What you need to do: The lines to extract run from the first line of the material below to the line containing "const violinTicks = [0,10,20,30,40,50,60];", both included; leave the pictures behind.
# # #
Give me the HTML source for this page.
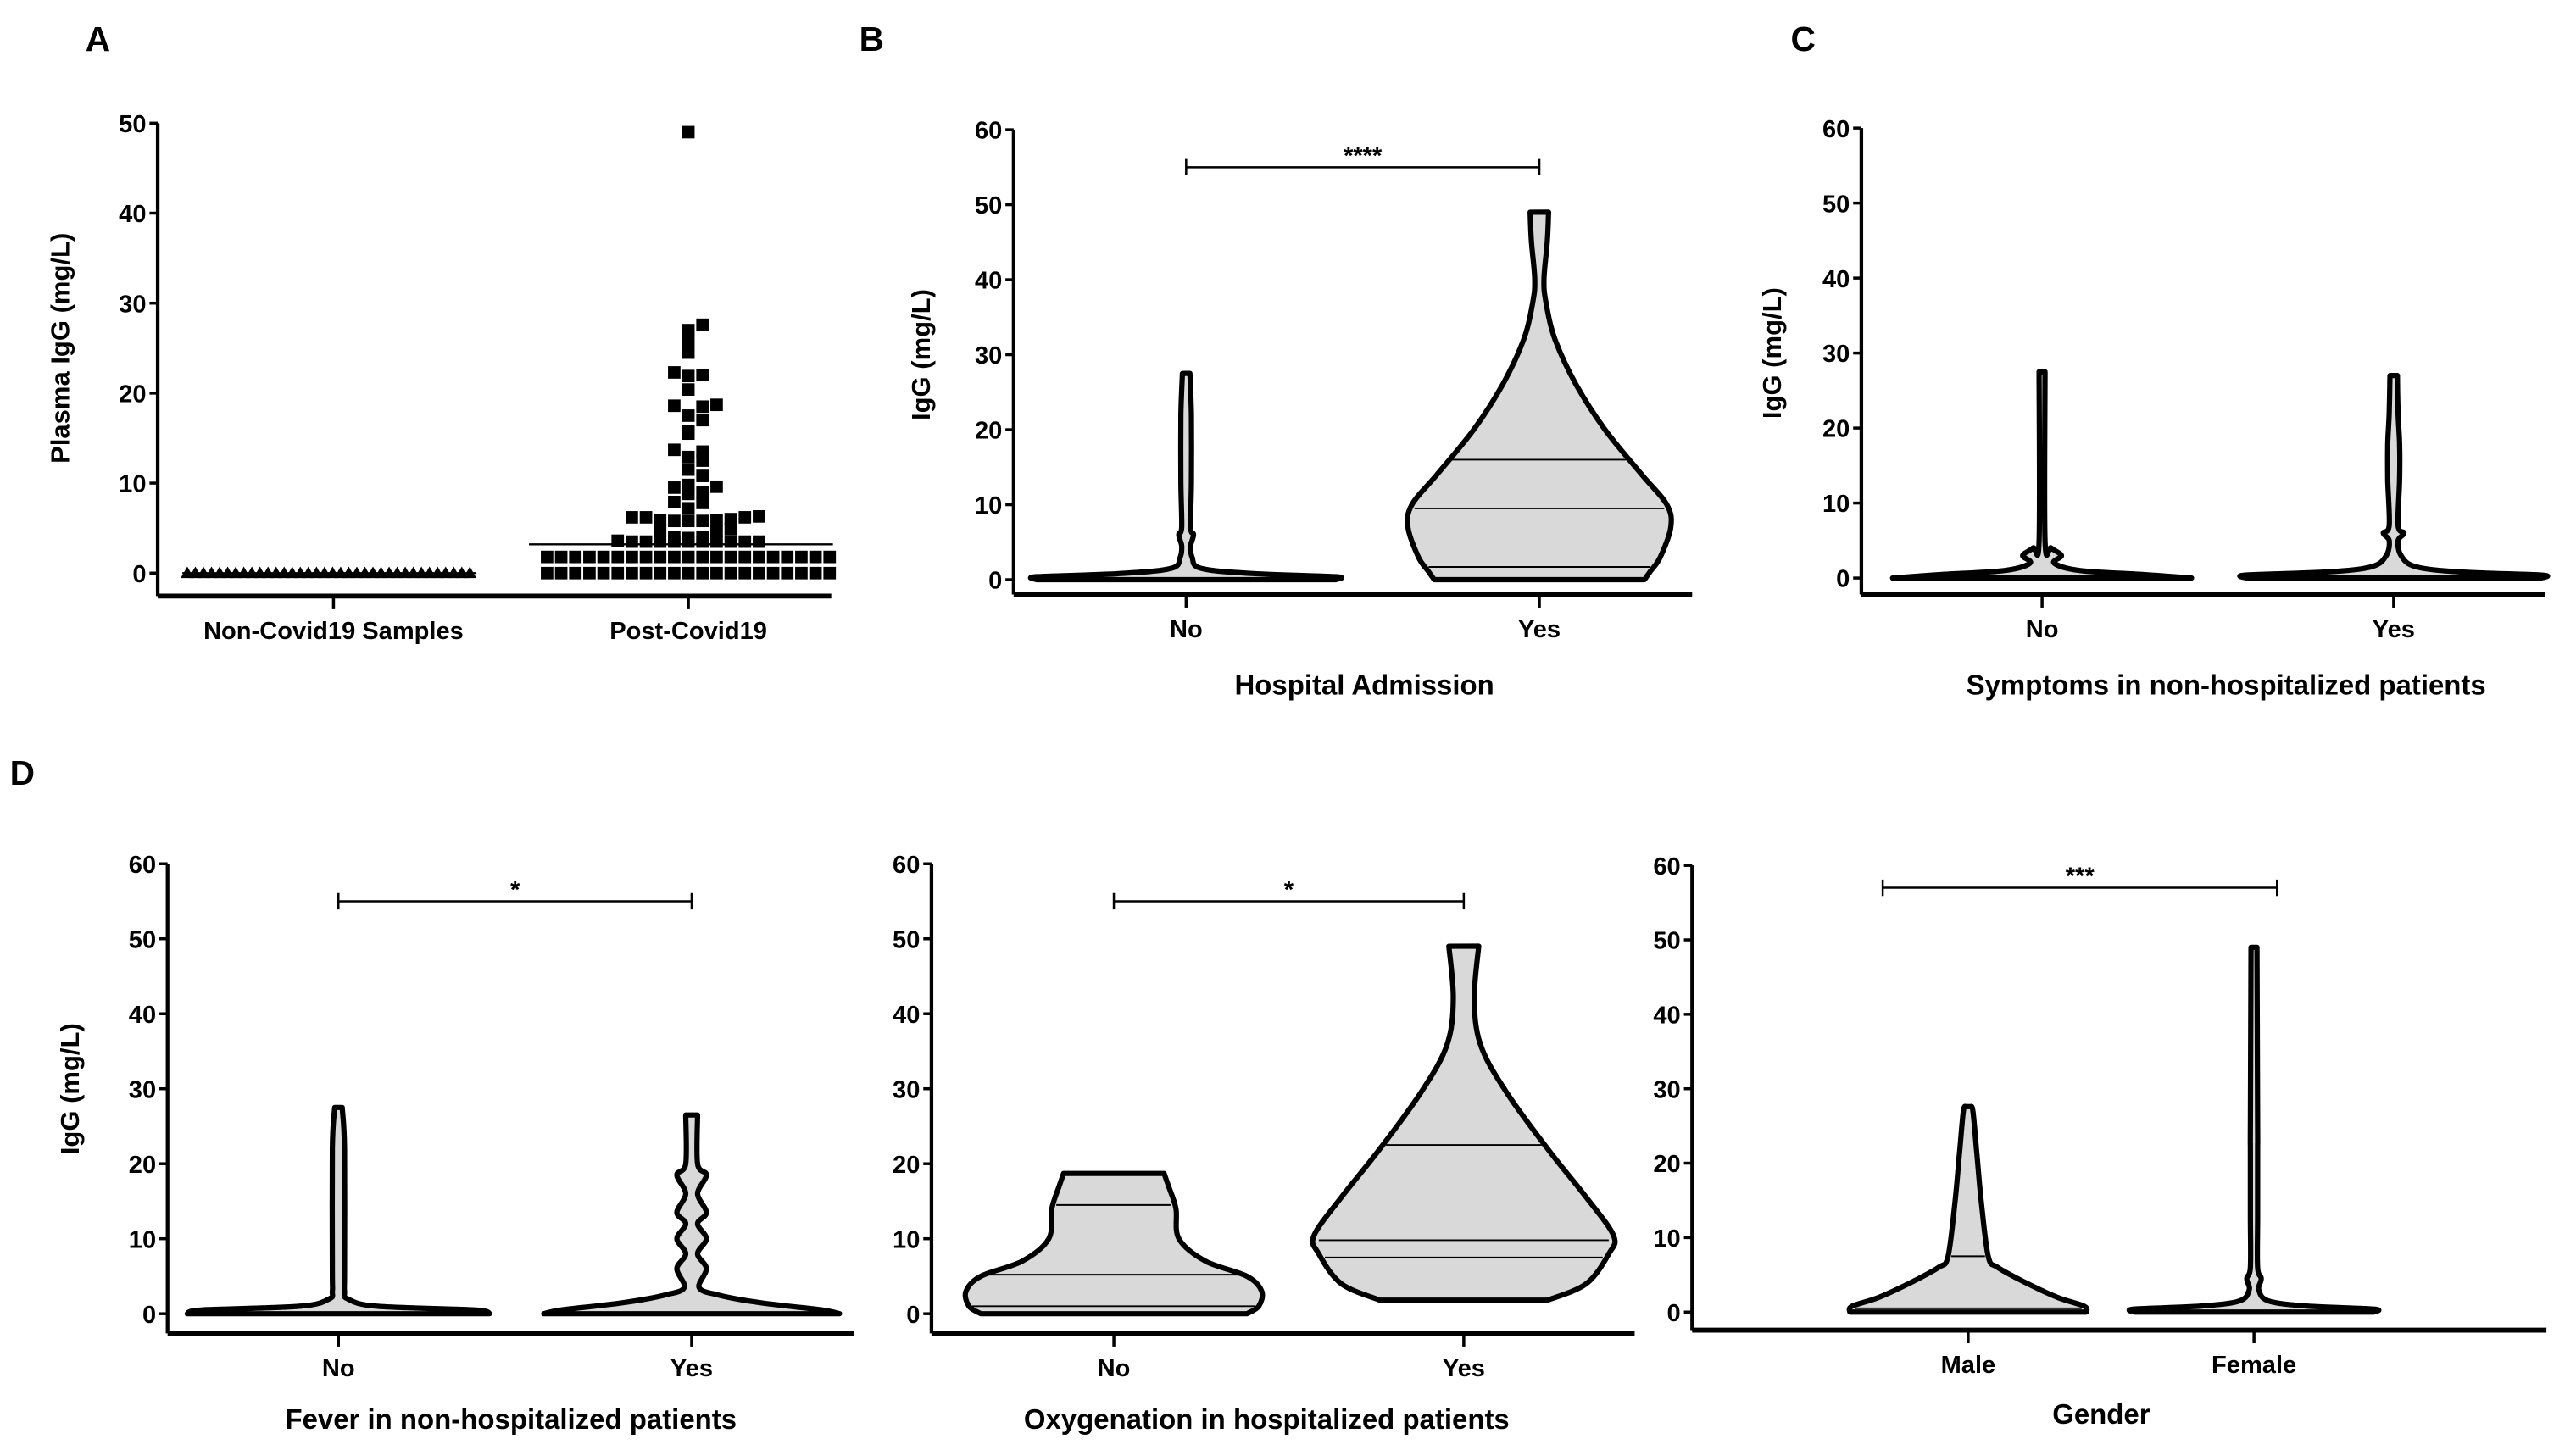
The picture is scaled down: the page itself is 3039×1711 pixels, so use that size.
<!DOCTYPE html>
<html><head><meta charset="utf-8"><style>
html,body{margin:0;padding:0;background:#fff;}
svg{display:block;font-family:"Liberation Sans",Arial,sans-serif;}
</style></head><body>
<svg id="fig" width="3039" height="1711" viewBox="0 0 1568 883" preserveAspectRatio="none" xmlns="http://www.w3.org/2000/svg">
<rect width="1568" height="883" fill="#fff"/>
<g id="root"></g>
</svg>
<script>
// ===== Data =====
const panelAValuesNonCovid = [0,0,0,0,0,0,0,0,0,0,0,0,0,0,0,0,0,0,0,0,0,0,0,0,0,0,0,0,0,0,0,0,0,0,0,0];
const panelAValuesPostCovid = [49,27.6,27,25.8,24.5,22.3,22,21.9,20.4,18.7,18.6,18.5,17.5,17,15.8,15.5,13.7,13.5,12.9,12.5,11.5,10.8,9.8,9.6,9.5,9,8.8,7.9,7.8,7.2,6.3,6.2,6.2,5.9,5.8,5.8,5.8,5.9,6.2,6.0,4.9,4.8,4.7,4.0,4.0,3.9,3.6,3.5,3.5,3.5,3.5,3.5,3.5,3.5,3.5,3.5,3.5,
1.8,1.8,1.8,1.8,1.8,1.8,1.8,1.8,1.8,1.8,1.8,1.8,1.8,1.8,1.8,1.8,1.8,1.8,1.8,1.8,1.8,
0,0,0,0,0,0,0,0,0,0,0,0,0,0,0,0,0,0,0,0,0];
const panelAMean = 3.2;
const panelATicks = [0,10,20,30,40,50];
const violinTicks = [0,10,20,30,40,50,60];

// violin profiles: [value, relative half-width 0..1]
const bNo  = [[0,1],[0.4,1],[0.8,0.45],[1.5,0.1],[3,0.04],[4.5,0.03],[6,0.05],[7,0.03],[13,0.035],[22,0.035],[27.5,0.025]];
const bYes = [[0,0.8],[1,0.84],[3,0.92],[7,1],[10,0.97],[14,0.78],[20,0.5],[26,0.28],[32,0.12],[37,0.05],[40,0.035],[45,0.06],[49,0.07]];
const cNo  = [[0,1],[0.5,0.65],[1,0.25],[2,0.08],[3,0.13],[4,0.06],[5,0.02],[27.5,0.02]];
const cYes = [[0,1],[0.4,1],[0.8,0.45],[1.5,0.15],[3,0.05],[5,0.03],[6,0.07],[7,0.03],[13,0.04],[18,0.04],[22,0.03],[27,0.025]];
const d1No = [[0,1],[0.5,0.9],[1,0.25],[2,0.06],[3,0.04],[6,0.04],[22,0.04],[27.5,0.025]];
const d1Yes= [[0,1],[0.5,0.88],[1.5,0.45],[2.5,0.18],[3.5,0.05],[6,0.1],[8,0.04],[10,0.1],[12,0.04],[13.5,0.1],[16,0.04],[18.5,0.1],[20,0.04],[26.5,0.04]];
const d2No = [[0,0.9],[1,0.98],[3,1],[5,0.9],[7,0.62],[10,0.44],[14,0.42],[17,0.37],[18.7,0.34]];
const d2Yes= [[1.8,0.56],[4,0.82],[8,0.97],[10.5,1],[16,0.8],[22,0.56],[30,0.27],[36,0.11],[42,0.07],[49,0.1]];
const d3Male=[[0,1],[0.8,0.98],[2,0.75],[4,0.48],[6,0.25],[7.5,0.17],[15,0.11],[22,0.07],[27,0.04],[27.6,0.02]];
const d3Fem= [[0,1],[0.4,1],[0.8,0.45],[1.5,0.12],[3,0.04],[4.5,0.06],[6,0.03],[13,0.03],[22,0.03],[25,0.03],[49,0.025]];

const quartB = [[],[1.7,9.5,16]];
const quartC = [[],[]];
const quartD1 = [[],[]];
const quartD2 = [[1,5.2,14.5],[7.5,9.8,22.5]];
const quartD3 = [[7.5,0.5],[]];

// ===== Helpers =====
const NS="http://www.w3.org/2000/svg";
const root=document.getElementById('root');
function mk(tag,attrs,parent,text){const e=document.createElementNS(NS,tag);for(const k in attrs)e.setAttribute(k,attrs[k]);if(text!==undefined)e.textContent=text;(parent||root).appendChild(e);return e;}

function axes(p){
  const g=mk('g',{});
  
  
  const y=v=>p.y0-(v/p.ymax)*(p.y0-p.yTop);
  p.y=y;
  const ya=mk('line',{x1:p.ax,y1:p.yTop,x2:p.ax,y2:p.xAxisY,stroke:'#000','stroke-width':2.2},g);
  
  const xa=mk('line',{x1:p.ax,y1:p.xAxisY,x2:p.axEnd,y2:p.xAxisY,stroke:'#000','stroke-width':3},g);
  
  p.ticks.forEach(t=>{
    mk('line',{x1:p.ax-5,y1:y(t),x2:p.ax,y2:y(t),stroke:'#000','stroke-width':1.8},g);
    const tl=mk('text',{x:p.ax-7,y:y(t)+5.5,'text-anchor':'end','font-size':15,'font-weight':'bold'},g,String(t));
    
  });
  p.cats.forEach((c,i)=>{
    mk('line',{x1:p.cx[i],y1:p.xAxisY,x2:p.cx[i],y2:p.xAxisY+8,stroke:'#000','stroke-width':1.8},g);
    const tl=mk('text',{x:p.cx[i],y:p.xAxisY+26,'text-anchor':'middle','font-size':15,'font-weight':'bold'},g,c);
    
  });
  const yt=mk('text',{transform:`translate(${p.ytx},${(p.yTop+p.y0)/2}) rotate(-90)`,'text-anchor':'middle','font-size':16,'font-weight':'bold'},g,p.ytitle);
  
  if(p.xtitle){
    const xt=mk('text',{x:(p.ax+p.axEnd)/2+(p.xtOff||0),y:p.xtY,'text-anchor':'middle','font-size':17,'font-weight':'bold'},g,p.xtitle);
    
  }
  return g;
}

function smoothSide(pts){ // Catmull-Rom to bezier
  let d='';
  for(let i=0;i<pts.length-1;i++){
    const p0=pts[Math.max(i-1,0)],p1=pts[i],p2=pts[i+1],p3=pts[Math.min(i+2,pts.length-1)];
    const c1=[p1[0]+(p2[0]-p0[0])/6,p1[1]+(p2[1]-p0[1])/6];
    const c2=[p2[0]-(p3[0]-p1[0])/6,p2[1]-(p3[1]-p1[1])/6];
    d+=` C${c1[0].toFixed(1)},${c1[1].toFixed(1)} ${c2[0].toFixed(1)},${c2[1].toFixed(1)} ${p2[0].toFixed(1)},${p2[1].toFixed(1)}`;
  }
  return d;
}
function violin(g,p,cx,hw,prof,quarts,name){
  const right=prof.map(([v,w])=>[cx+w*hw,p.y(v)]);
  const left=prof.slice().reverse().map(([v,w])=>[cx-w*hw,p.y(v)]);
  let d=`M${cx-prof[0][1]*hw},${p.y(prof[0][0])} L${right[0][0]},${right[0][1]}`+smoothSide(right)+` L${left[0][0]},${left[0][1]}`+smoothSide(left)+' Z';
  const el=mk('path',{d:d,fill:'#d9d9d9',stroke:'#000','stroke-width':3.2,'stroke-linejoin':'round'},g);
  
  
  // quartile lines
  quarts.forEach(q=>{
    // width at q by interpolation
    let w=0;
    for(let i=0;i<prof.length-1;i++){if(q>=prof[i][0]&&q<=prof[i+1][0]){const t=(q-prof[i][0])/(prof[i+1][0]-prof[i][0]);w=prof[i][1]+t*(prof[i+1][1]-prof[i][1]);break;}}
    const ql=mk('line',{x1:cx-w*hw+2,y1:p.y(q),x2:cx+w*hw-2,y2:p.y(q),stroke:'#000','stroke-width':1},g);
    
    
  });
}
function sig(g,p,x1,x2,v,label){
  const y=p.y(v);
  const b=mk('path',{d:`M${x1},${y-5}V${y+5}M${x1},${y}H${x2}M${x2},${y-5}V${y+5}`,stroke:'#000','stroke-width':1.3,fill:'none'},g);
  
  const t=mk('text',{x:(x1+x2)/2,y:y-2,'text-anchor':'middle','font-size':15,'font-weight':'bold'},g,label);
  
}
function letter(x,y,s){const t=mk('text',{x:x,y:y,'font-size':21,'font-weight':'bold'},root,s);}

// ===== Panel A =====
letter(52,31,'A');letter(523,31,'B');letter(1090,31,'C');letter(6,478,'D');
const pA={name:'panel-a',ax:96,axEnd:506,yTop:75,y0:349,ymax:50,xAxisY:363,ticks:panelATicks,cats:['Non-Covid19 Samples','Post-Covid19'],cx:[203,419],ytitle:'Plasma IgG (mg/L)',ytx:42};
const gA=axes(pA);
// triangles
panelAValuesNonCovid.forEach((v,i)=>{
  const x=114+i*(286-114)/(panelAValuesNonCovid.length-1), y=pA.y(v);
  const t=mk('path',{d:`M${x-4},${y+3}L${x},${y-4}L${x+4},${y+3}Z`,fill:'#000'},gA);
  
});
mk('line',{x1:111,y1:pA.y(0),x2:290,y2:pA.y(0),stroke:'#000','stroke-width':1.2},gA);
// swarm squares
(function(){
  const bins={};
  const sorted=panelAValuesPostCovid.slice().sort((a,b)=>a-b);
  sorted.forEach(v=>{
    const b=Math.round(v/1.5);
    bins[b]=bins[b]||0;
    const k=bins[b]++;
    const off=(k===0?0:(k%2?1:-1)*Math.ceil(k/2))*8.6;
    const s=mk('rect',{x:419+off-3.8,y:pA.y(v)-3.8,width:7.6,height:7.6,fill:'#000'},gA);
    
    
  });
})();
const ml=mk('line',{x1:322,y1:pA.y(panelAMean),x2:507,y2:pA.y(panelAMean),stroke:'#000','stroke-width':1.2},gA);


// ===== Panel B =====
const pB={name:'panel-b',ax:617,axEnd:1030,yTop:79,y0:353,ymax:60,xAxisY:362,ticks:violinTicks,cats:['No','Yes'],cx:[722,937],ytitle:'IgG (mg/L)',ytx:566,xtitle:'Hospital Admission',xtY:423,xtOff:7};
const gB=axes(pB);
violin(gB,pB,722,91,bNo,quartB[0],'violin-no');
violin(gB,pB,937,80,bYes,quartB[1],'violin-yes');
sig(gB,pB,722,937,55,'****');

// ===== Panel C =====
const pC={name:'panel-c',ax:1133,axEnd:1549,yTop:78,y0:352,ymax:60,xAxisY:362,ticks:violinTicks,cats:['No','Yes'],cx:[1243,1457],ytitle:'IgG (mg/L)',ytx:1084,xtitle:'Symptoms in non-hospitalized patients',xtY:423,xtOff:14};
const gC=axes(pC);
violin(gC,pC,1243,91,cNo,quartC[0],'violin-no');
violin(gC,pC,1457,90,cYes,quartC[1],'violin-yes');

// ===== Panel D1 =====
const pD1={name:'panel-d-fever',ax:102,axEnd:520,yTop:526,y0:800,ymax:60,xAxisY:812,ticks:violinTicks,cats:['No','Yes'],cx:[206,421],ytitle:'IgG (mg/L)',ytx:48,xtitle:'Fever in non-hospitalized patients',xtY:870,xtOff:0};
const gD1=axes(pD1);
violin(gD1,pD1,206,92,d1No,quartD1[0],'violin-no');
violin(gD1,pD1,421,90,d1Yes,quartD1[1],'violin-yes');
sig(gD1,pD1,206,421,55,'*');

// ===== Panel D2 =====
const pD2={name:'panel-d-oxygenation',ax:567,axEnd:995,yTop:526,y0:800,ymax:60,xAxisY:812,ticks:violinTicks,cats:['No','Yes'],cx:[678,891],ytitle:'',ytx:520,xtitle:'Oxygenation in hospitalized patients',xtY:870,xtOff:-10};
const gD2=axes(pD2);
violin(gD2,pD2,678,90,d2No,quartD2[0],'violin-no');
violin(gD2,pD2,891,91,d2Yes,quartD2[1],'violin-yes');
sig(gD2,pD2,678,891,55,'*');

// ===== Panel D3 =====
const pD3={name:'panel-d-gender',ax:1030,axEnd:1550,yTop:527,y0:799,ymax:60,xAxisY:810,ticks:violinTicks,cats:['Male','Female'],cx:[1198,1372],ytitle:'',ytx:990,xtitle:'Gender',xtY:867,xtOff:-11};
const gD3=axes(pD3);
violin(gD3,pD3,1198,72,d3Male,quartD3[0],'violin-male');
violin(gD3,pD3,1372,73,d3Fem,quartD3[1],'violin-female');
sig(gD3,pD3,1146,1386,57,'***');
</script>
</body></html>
# # #
Result:
Give me the HTML source for this page.
The picture is scaled down: the page itself is 3039×1711 pixels, so use that size.
<!DOCTYPE html>
<html><head><meta charset="utf-8"><style>
html,body{margin:0;padding:0;background:#fff;}
svg{display:block;font-family:"Liberation Sans",Arial,sans-serif;}
</style></head><body>
<svg id="fig" width="3039" height="1711" viewBox="0 0 1568 883" preserveAspectRatio="none" xmlns="http://www.w3.org/2000/svg">
<rect width="1568" height="883" fill="#fff"/>
<g id="root"></g>
</svg>
<script>
// ===== Data =====
const panelAValuesNonCovid = [0,0,0,0,0,0,0,0,0,0,0,0,0,0,0,0,0,0,0,0,0,0,0,0,0,0,0,0,0,0,0,0,0,0,0,0];
const panelAValuesPostCovid = [49,27.6,27,25.8,24.5,22.3,22,21.9,20.4,18.7,18.6,18.5,17.5,17,15.8,15.5,13.7,13.5,12.9,12.5,11.5,10.8,9.8,9.6,9.5,9,8.8,7.9,7.8,7.2,6.3,6.2,6.2,5.9,5.8,5.8,5.8,5.9,6.2,6.0,4.9,4.8,4.7,4.0,4.0,3.9,3.6,3.5,3.5,3.5,3.5,3.5,3.5,3.5,3.5,3.5,3.5,
1.8,1.8,1.8,1.8,1.8,1.8,1.8,1.8,1.8,1.8,1.8,1.8,1.8,1.8,1.8,1.8,1.8,1.8,1.8,1.8,1.8,
0,0,0,0,0,0,0,0,0,0,0,0,0,0,0,0,0,0,0,0,0];
const panelAMean = 3.2;
const panelATicks = [0,10,20,30,40,50];
const violinTicks = [0,10,20,30,40,50,60];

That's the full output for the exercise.